>> start Stored data

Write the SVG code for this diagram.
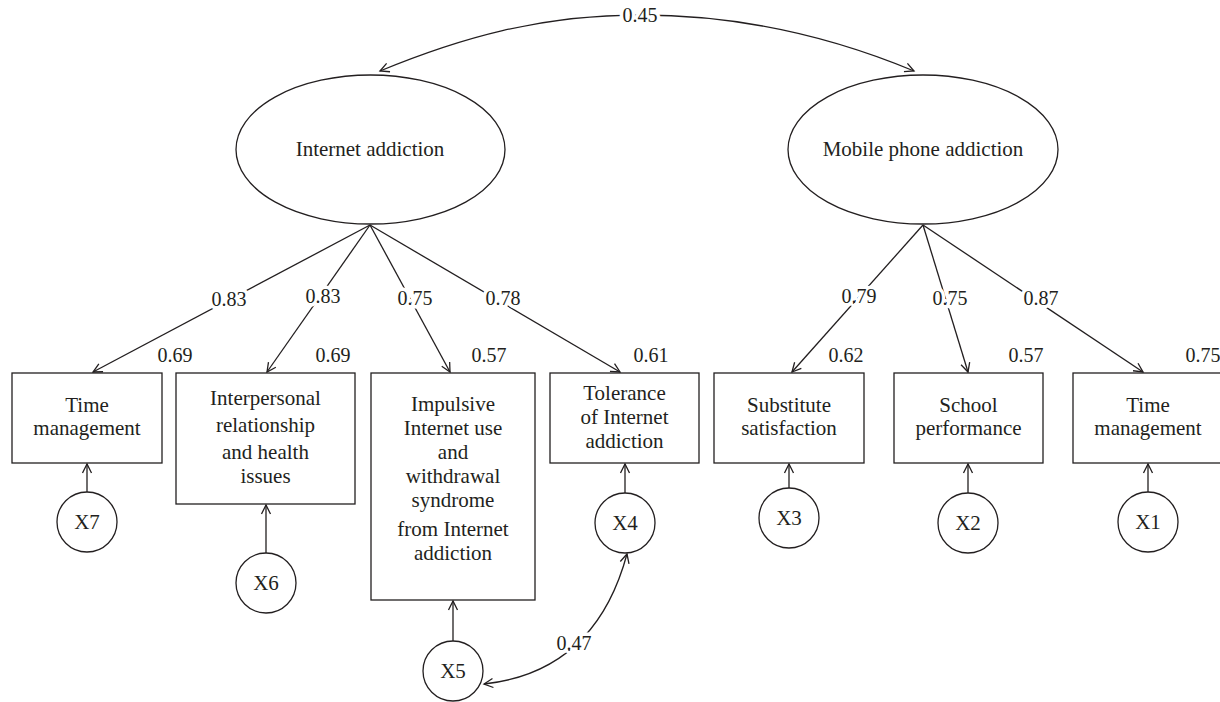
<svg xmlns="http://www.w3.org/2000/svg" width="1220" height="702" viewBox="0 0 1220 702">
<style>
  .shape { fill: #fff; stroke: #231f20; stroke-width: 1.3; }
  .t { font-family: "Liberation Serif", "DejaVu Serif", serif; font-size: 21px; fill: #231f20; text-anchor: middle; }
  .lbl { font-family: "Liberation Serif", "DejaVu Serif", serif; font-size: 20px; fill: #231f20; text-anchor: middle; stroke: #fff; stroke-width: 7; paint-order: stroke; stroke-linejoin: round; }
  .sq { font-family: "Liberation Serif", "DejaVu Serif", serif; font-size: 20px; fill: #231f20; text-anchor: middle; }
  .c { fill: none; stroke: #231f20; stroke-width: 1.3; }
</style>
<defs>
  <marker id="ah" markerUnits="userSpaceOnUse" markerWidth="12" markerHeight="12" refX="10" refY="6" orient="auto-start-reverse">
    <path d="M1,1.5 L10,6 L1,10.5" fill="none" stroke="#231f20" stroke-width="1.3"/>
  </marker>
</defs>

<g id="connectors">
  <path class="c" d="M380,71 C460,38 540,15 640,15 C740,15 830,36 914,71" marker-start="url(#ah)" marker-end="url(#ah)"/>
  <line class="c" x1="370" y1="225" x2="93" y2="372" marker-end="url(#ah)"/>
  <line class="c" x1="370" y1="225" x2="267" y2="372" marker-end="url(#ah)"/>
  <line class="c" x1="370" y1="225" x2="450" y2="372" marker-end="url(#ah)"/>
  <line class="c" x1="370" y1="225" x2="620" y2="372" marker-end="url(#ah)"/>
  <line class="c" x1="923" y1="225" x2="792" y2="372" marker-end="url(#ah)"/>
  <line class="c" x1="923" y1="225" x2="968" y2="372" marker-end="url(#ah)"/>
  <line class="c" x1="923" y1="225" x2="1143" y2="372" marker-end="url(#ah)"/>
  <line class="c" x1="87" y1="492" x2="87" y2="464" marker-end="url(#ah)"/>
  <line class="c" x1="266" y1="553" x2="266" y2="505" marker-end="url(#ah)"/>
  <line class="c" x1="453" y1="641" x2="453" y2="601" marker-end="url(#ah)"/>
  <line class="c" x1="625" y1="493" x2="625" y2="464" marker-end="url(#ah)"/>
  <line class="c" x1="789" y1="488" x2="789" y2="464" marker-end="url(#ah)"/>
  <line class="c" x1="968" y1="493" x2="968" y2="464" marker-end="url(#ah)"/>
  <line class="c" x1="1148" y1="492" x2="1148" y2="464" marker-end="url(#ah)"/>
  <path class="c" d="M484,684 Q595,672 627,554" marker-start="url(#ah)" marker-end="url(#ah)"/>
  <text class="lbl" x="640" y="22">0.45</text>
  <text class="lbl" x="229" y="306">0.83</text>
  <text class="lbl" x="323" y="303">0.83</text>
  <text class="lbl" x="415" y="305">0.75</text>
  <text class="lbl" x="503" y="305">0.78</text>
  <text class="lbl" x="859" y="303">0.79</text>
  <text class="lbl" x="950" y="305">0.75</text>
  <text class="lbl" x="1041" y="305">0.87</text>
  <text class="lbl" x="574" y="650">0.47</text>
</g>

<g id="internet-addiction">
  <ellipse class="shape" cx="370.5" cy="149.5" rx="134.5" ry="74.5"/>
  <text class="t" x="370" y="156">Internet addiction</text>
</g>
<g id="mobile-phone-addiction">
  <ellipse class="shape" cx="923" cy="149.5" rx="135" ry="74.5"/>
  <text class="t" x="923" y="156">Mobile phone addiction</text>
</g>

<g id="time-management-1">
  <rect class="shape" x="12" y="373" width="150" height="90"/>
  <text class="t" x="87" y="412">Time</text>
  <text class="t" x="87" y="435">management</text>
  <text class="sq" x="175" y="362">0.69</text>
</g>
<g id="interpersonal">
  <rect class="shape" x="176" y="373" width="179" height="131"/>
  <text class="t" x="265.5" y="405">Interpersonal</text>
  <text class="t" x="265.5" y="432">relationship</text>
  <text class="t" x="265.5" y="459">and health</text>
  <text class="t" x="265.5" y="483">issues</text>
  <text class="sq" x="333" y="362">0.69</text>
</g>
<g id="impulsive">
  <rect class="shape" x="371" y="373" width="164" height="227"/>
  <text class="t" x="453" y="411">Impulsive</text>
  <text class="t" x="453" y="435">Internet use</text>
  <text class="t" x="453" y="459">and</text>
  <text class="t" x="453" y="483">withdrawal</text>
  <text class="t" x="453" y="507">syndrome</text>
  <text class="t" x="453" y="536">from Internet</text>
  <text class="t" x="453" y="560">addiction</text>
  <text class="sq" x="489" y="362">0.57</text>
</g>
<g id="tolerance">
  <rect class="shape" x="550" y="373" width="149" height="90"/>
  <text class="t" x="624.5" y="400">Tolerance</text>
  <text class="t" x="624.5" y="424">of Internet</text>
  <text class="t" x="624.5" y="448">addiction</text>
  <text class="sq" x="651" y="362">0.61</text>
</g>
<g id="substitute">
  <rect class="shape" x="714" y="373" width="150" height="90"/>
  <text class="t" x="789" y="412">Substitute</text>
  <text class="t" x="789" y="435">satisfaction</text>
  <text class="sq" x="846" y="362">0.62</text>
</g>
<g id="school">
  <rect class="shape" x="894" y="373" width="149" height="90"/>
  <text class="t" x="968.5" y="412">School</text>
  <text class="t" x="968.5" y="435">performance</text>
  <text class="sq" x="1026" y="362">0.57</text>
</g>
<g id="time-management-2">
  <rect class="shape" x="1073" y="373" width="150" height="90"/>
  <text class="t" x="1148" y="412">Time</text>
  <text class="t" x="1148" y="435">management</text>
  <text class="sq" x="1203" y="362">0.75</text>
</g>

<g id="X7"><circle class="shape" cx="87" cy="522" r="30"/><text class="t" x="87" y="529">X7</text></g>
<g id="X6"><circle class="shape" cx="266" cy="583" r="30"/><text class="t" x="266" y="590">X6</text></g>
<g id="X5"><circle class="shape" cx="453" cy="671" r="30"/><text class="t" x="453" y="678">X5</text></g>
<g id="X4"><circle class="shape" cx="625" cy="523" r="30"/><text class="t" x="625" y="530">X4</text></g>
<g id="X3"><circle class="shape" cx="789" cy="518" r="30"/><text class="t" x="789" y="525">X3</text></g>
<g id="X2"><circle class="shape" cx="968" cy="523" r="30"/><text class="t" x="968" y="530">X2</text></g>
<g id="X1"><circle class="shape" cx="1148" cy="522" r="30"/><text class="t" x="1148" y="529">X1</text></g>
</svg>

>> end Stored data

What you should do:
Without the pictures, transcribe the listing above exactly.

Result of the exercise:
Write the SVG code for this diagram.
<svg xmlns="http://www.w3.org/2000/svg" width="1220" height="702" viewBox="0 0 1220 702">
<style>
  .shape { fill: #fff; stroke: #231f20; stroke-width: 1.3; }
  .t { font-family: "Liberation Serif", "DejaVu Serif", serif; font-size: 21px; fill: #231f20; text-anchor: middle; }
  .lbl { font-family: "Liberation Serif", "DejaVu Serif", serif; font-size: 20px; fill: #231f20; text-anchor: middle; stroke: #fff; stroke-width: 7; paint-order: stroke; stroke-linejoin: round; }
  .sq { font-family: "Liberation Serif", "DejaVu Serif", serif; font-size: 20px; fill: #231f20; text-anchor: middle; }
  .c { fill: none; stroke: #231f20; stroke-width: 1.3; }
</style>
<defs>
  <marker id="ah" markerUnits="userSpaceOnUse" markerWidth="12" markerHeight="12" refX="10" refY="6" orient="auto-start-reverse">
    <path d="M1,1.5 L10,6 L1,10.5" fill="none" stroke="#231f20" stroke-width="1.3"/>
  </marker>
</defs>

<g id="connectors">
  <path class="c" d="M380,71 C460,38 540,15 640,15 C740,15 830,36 914,71" marker-start="url(#ah)" marker-end="url(#ah)"/>
  <line class="c" x1="370" y1="225" x2="93" y2="372" marker-end="url(#ah)"/>
  <line class="c" x1="370" y1="225" x2="267" y2="372" marker-end="url(#ah)"/>
  <line class="c" x1="370" y1="225" x2="450" y2="372" marker-end="url(#ah)"/>
  <line class="c" x1="370" y1="225" x2="620" y2="372" marker-end="url(#ah)"/>
  <line class="c" x1="923" y1="225" x2="792" y2="372" marker-end="url(#ah)"/>
  <line class="c" x1="923" y1="225" x2="968" y2="372" marker-end="url(#ah)"/>
  <line class="c" x1="923" y1="225" x2="1143" y2="372" marker-end="url(#ah)"/>
  <line class="c" x1="87" y1="492" x2="87" y2="464" marker-end="url(#ah)"/>
  <line class="c" x1="266" y1="553" x2="266" y2="505" marker-end="url(#ah)"/>
  <line class="c" x1="453" y1="641" x2="453" y2="601" marker-end="url(#ah)"/>
  <line class="c" x1="625" y1="493" x2="625" y2="464" marker-end="url(#ah)"/>
  <line class="c" x1="789" y1="488" x2="789" y2="464" marker-end="url(#ah)"/>
  <line class="c" x1="968" y1="493" x2="968" y2="464" marker-end="url(#ah)"/>
  <line class="c" x1="1148" y1="492" x2="1148" y2="464" marker-end="url(#ah)"/>
  <path class="c" d="M484,684 Q595,672 627,554" marker-start="url(#ah)" marker-end="url(#ah)"/>
  <text class="lbl" x="640" y="22">0.45</text>
  <text class="lbl" x="229" y="306">0.83</text>
  <text class="lbl" x="323" y="303">0.83</text>
  <text class="lbl" x="415" y="305">0.75</text>
  <text class="lbl" x="503" y="305">0.78</text>
  <text class="lbl" x="859" y="303">0.79</text>
  <text class="lbl" x="950" y="305">0.75</text>
  <text class="lbl" x="1041" y="305">0.87</text>
  <text class="lbl" x="574" y="650">0.47</text>
</g>

<g id="internet-addiction">
  <ellipse class="shape" cx="370.5" cy="149.5" rx="134.5" ry="74.5"/>
  <text class="t" x="370" y="156">Internet addiction</text>
</g>
<g id="mobile-phone-addiction">
  <ellipse class="shape" cx="923" cy="149.5" rx="135" ry="74.5"/>
  <text class="t" x="923" y="156">Mobile phone addiction</text>
</g>

<g id="time-management-1">
  <rect class="shape" x="12" y="373" width="150" height="90"/>
  <text class="t" x="87" y="412">Time</text>
  <text class="t" x="87" y="435">management</text>
  <text class="sq" x="175" y="362">0.69</text>
</g>
<g id="interpersonal">
  <rect class="shape" x="176" y="373" width="179" height="131"/>
  <text class="t" x="265.5" y="405">Interpersonal</text>
  <text class="t" x="265.5" y="432">relationship</text>
  <text class="t" x="265.5" y="459">and health</text>
  <text class="t" x="265.5" y="483">issues</text>
  <text class="sq" x="333" y="362">0.69</text>
</g>
<g id="impulsive">
  <rect class="shape" x="371" y="373" width="164" height="227"/>
  <text class="t" x="453" y="411">Impulsive</text>
  <text class="t" x="453" y="435">Internet use</text>
  <text class="t" x="453" y="459">and</text>
  <text class="t" x="453" y="483">withdrawal</text>
  <text class="t" x="453" y="507">syndrome</text>
  <text class="t" x="453" y="536">from Internet</text>
  <text class="t" x="453" y="560">addiction</text>
  <text class="sq" x="489" y="362">0.57</text>
</g>
<g id="tolerance">
  <rect class="shape" x="550" y="373" width="149" height="90"/>
  <text class="t" x="624.5" y="400">Tolerance</text>
  <text class="t" x="624.5" y="424">of Internet</text>
  <text class="t" x="624.5" y="448">addiction</text>
  <text class="sq" x="651" y="362">0.61</text>
</g>
<g id="substitute">
  <rect class="shape" x="714" y="373" width="150" height="90"/>
  <text class="t" x="789" y="412">Substitute</text>
  <text class="t" x="789" y="435">satisfaction</text>
  <text class="sq" x="846" y="362">0.62</text>
</g>
<g id="school">
  <rect class="shape" x="894" y="373" width="149" height="90"/>
  <text class="t" x="968.5" y="412">School</text>
  <text class="t" x="968.5" y="435">performance</text>
  <text class="sq" x="1026" y="362">0.57</text>
</g>
<g id="time-management-2">
  <rect class="shape" x="1073" y="373" width="150" height="90"/>
  <text class="t" x="1148" y="412">Time</text>
  <text class="t" x="1148" y="435">management</text>
  <text class="sq" x="1203" y="362">0.75</text>
</g>

<g id="X7"><circle class="shape" cx="87" cy="522" r="30"/><text class="t" x="87" y="529">X7</text></g>
<g id="X6"><circle class="shape" cx="266" cy="583" r="30"/><text class="t" x="266" y="590">X6</text></g>
<g id="X5"><circle class="shape" cx="453" cy="671" r="30"/><text class="t" x="453" y="678">X5</text></g>
<g id="X4"><circle class="shape" cx="625" cy="523" r="30"/><text class="t" x="625" y="530">X4</text></g>
<g id="X3"><circle class="shape" cx="789" cy="518" r="30"/><text class="t" x="789" y="525">X3</text></g>
<g id="X2"><circle class="shape" cx="968" cy="523" r="30"/><text class="t" x="968" y="530">X2</text></g>
<g id="X1"><circle class="shape" cx="1148" cy="522" r="30"/><text class="t" x="1148" y="529">X1</text></g>
</svg>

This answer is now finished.